We prove that m_{t+2} ≥ m_t^{1+2/t}, an inequality studied earlier by Blakley and Dixon (also Erdős and Simonovits) for u=v and shown true under the restriction m_t ≥ e^{-4t}. Moreover we prove that for any ε>0, a stronger inequality m_{t+2} ≥ t^{1-ε} ⋅ m_t^{1+2/t} holds unless m_{t+2}m_{t-2} ≥ δ m_t^2 for some δ that depends on ε only. Phrased differently, ∀ ε> 0, ∃ δ > 0 such that ∀ S,u,v:

m_{t+2} / {m_{t}^{1+2/t} ≥ min { t^{1-ε}, δm_t^{1-2/t} / m_{t-2} }, ∀ t ≥ 2,

which can be viewed as a truncated log-convexity statement.

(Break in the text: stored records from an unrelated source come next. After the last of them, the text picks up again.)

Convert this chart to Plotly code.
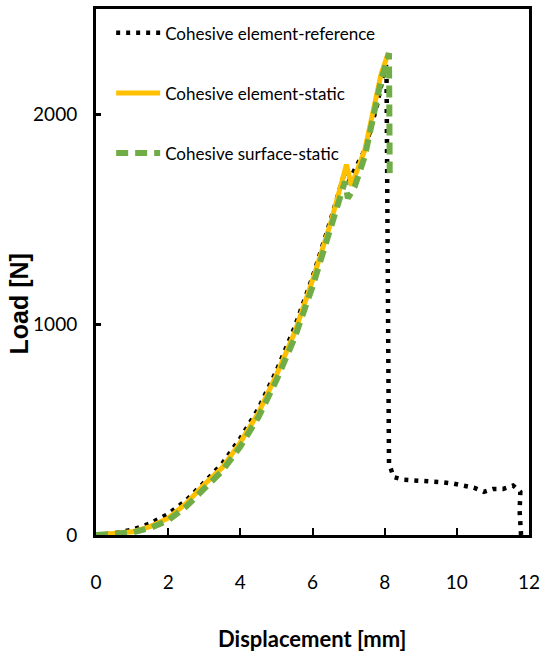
import plotly.graph_objects as go

# Cohesive element-reference (black dotted)
ref_x = [0, 0.5, 1.0, 1.5, 2.0, 2.5, 3.0, 3.5, 4.0, 4.5, 5.0, 5.5, 6.0, 6.5, 6.9, 7.0,
         7.45, 7.77, 7.96, 8.05, 8.12, 8.25, 8.53, 8.81, 9.09, 9.36, 9.64, 9.92, 10.20,
         10.47, 10.75, 11.00, 11.28, 11.56, 11.76, 11.74, 11.78]
ref_y = [0, 8, 25, 55, 100, 165, 250, 340, 460, 600, 780, 985, 1225, 1495, 1730, 1680,
         1830, 2030, 2180, 2240, 339, 275, 263, 260, 260, 255, 250, 244, 236,
         225, 205, 219, 219, 235, 205, 115, 0]

# Cohesive element-static (orange solid)
ele_x = [0, 0.5, 1.0, 1.5, 2.0, 2.5, 3.0, 3.5, 4.0, 4.5, 5.0, 5.5, 6.0, 6.5, 6.94, 7.08, 7.45, 7.9, 8.1]
ele_y = [0, 5, 15, 40, 80, 150, 240, 320, 440, 580, 760, 960, 1210, 1480, 1760, 1660, 1830, 2190, 2290]

# Cohesive surface-static (green dashed)
sur_x = [0, 0.5, 1.0, 1.5, 2.0, 2.5, 3.0, 3.5, 4.0, 4.5, 5.0, 5.5, 6.0, 6.5, 6.9, 6.98, 7.17, 7.45, 7.9, 8.12, 8.14]
sur_y = [0, 3, 12, 33, 70, 135, 222, 305, 420, 560, 735, 935, 1180, 1445, 1680, 1600, 1656, 1800, 2160, 2290, 1720]

x_ticks = [0, 2, 4, 6, 8, 10, 12]
y_ticks = [0, 1000, 2000]

names = ["Cohesive element-reference", "Cohesive element-static", "Cohesive surface-static"]

NARROW = "Lato, Roboto, sans-serif"

fig = go.Figure()
fig.add_trace(go.Scatter(x=ref_x, y=ref_y, mode="lines", name=names[0], legendgroup="a",
                         line=dict(color="black", width=4.5, dash="4px,6px")))
fig.add_trace(go.Scatter(x=ele_x, y=ele_y, mode="lines", name=names[1], legendgroup="b",
                         line=dict(color="#FFC000", width=5)))
fig.add_trace(go.Scatter(x=sur_x, y=sur_y, mode="lines", name=names[2], legendgroup="c",
                         line=dict(color="#70AD47", width=6, dash="12px,7px")))

fig.update_layout(
    width=543, height=659,
    margin=dict(l=96, r=14, t=9, b=124),
    plot_bgcolor="white", paper_bgcolor="white",
    showlegend=True,
    legend=dict(x=0.035, y=0.988, xanchor="left", yanchor="top",
                bgcolor="rgba(0,0,0,0)", font=dict(family=NARROW, size=17, color="black"),
                itemwidth=44, tracegroupgap=35, traceorder="grouped"),
    xaxis=dict(range=[0, 12], tickvals=x_ticks, ticks="inside", ticklen=7, tickwidth=2,
               tickcolor="black", showline=True, linewidth=3, linecolor="black", mirror=True,
               showgrid=False, zeroline=False, ticklabelstandoff=28, automargin=False,
               tickfont=dict(family=NARROW, size=19, color="black")),
    yaxis=dict(range=[0, 2500], tickvals=y_ticks, ticks="inside", ticklen=5, tickwidth=3,
               tickcolor="black", showline=True, linewidth=3, linecolor="black", mirror=True,
               showgrid=False, zeroline=False, ticklabelstandoff=12, automargin=False,
               tickfont=dict(family=NARROW, size=19, color="black")),
    annotations=[
        dict(text="<b>Load [N]</b>", xref="paper", yref="paper", x=-0.177, y=0.439,
             textangle=-90, showarrow=False, xanchor="center", yanchor="middle",
             font=dict(family="Liberation Sans, Arial, sans-serif", size=25, color="black")),
        dict(text="<b>Displacement [mm]</b>", xref="paper", yref="paper", x=0.5, y=-0.197,
             showarrow=False, xanchor="center", yanchor="middle",
             font=dict(family=NARROW, size=22, color="black")),
    ],
)

fig.write_html("out.html", config={"displayModeBar": False},
               post_script="document.body.style.margin='0';")
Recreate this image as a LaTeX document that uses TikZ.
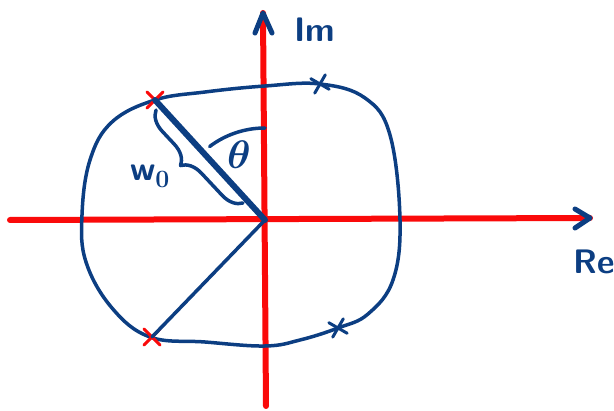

Using this inequality, we answer two related open questions in complexity theory: Any property tester for k-linearity requires Ω(k log k) queries and the randomized communication complexity of the k-Hamming distance problem is Ω(k log k). Further we show that any randomized parity decision tree computing k-Hamming weight has size exp(Ω(k log k).